Font size bigger Font size smaller
Paralympic Sports: Canoe

Curtis McGrath paddles past poor start

Australian Para canoeist working to defend world titles 21 Jul 2018
Imagen
Man in canoe pumps his fist after winning

Curtis McGrath defends his world title at the 2017 ICF Para Canoe World Championships in Racice, Czech Republic

ⒸICF
By Louise Wood | For the IPC

"I'm stoked the V1 will be in Tokyo. It is great to see the sport of Para canoe growing and allowing more athletes into the Games. It’s an exciting time to be a part of the sport. "

Paralympic and world champion Curtis McGrath had a thrilling photo finish in May’s World Cup win, but the Australian knows the competition will be tighter one month from now at the Para Canoe World Championships in Montemar O Vehlo, Portugal.

McGrath was not pleased with his performances at that World Cup in Szeged, Hungary, and took away lessons needed to defend his world titles in the kayak and Va’a disciplines.

"I had a bad start which meant I had to come from behind and really dig deep to get the win," said McGrath, who won the men’s KL2 and VL2 events at the 2017 Worlds. "I have been working hard to fix the problems I had in that race and hopefully I get the chance to apply them in August at the World Championships."

The 30-year-old cannot afford another bad start in Montemar O Vehlo. In a race that only lasts around 40 seconds, there is no margin for error, especially with new athletes popping up after the sport’s Paralympic debut at Rio 2016.

"This year there are a few new faces on the podium like New Zealand's Scott Mertlew,” McGrath said. “He has come down a class from KL3 and he is very competitive. The other new face is Azizbek Abdulkhabibov of Uzbekistan, another really fast paddler. Scott really pushed me in our final (in Hungary) and he is definitely the one to watch."

McGrath also has different competitors to face in VL3, which he was reclassified to. Great Britain’s newly crowned European champion David Phillipson is one, as well as Uzbekistan’s Khaytmurot Sherkuziev, who finished second to McGrath in the VL3 race in Hungary.

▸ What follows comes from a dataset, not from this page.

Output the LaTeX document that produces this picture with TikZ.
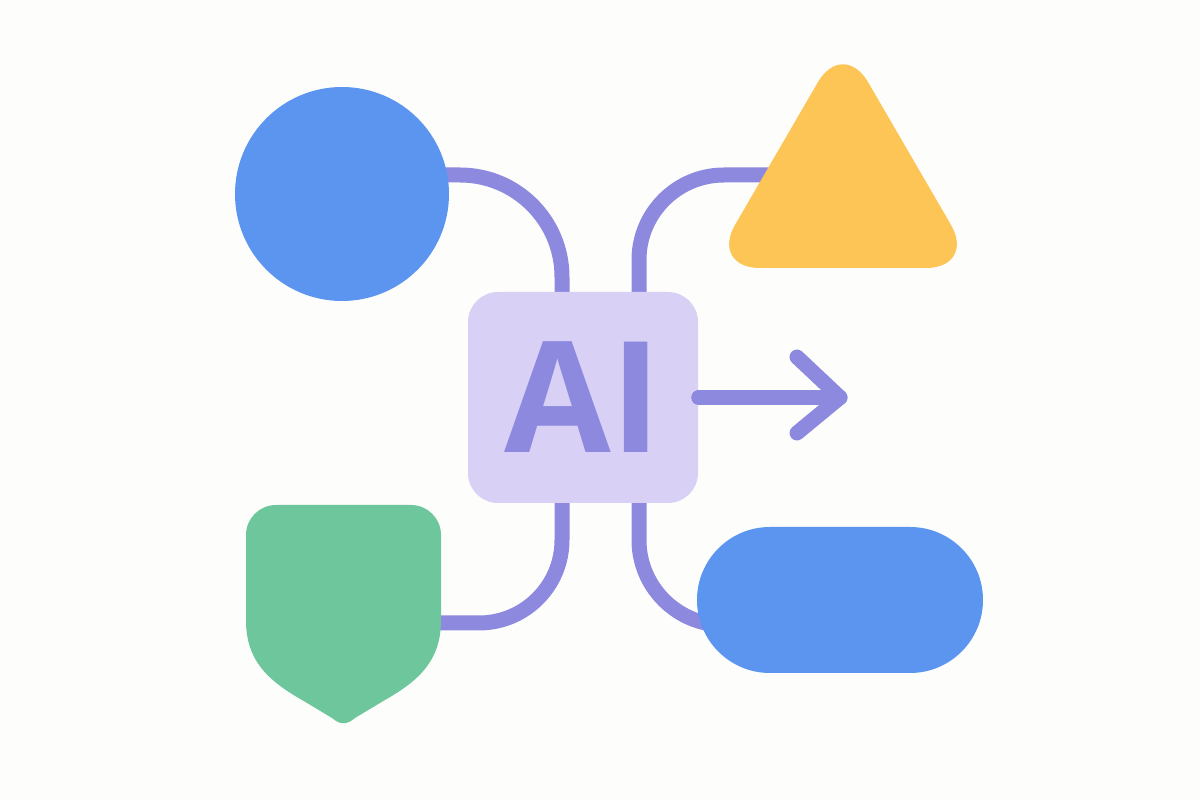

Va’a, which uses a single-blade paddle compared to kayak’s double-blade, was added to the Paralympic programme for Tokyo 2020, giving many an extra motivation to excel in the discipline.

"The main difference is the paddle is so different so if you change sides in a race (like I do) you have to be very fast and confident, so it’s an area that is part of my warm up that I focus on," McGrath explained.

"I'm stoked the V1 will be in Tokyo,” he added. “It is great to see the sport of Para canoe growing and allowing more athletes into the Games. It’s an exciting time to be a part of the sport. "

Invictus incentive

The 2018 Para Canoe World Championships will run from 22-25 August. Afterwards, McGrath is looking forward to October’s Invictus Games in Sydney, Australia.

McGrath lost both his legs below the knees after stepping on an improvised explosive device during service in Afghanistan in 2012 and quickly thought about Para sports. He will serve as an ambassador for the multi-sport event for wounded service men.

"My role as an ambassador is to promote and tell people about the Games and how sport has helped me recover so well. It really is an honour to be given the opportunity to tell my story and watch so many people share their sporting achievements in front of their friends and families.

"I won’t be competing this year, it was time for me to put my head back down and look towards [the Tokyo 2020 Paralympics]. It also gives another worthy athlete the chance to gain the benefits of the Games for themselves, just as I have over the last four years."